His team has been able to make more matches between fragments in a matter of weeks than researchers have using traditional methods over the course of decades. For the past century, scholars have gleaned a wealth of information from the documents discovered in the Cairo Geniza, but research has been hampered by the fact that they were found in pieces and were subsequently split among dozens of collections. Scholars seeking to piece together the documents have been forced to travel to far flung locales and attempt to make the scraps of paper fit together by hand, a long and cumbersome process.


The Cairo Geniza was the archive of the Ben Ezra Synagogue in Fustat, a suburb of Cairo until it was swallowed by the Egyptian capital’s urban sprawl. The documents there were in large part carted off to England, and Cambridge owns some 60 percent of them. For over a thousand years, sacred texts were deposited in the storeroom, as well as documents attesting to the day-to-day life of medieval Jewish and Arab residents of the Middle East and North Africa. Included were many original manuscripts, variant texts of the Talmud and letters from ordinary people.

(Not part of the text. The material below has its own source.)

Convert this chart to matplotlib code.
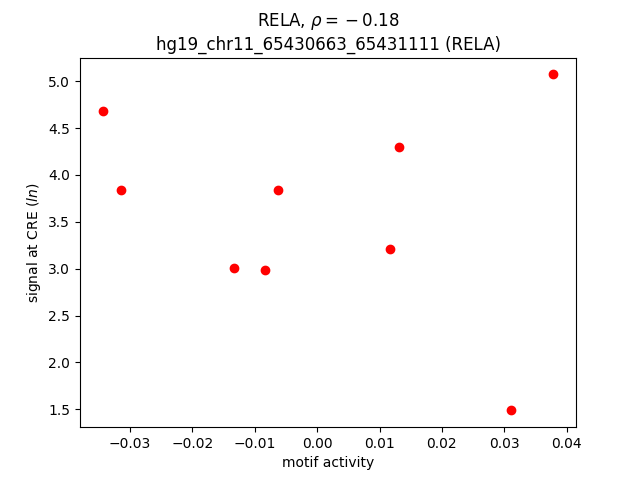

Following agreements with Cambridge University and other institutions, Choueka and his team scanned hundreds of thousands of fragments at high resolution, enabling his team to perform more than 4 billion comparisons. Using several large networked computer clusters at Tel Aviv University, his Jerusalem-based team was “reconstructing the original geniza,” he said on Thursday.


Using several algorithms, his team aims to find all of the “joints,” or matches between fragments, within two weeks. The results of the research were being posted online at genizah.org for public viewing by academics and laymen alike, revolutionizing the study of the geniza documents, he said. Physical attributes of the documents are measured by the computers, and fragments from the same pages, and even by the same author, can be paired together. The results of the research are to be presented at the 16th World Congress of Jewish Studies, to be held at the Hebrew University of Jerusalem from July 28 to August 1.


Not every institution has been cooperative, he said. According to Choueka, the University of Oxford has been unwilling to provide scans of its manuscripts that are incredibly important to his work. Talks with the university “did not come to a happy end,” he said, adding that he did not know why. Oxford did not immediately reply to a request for comment.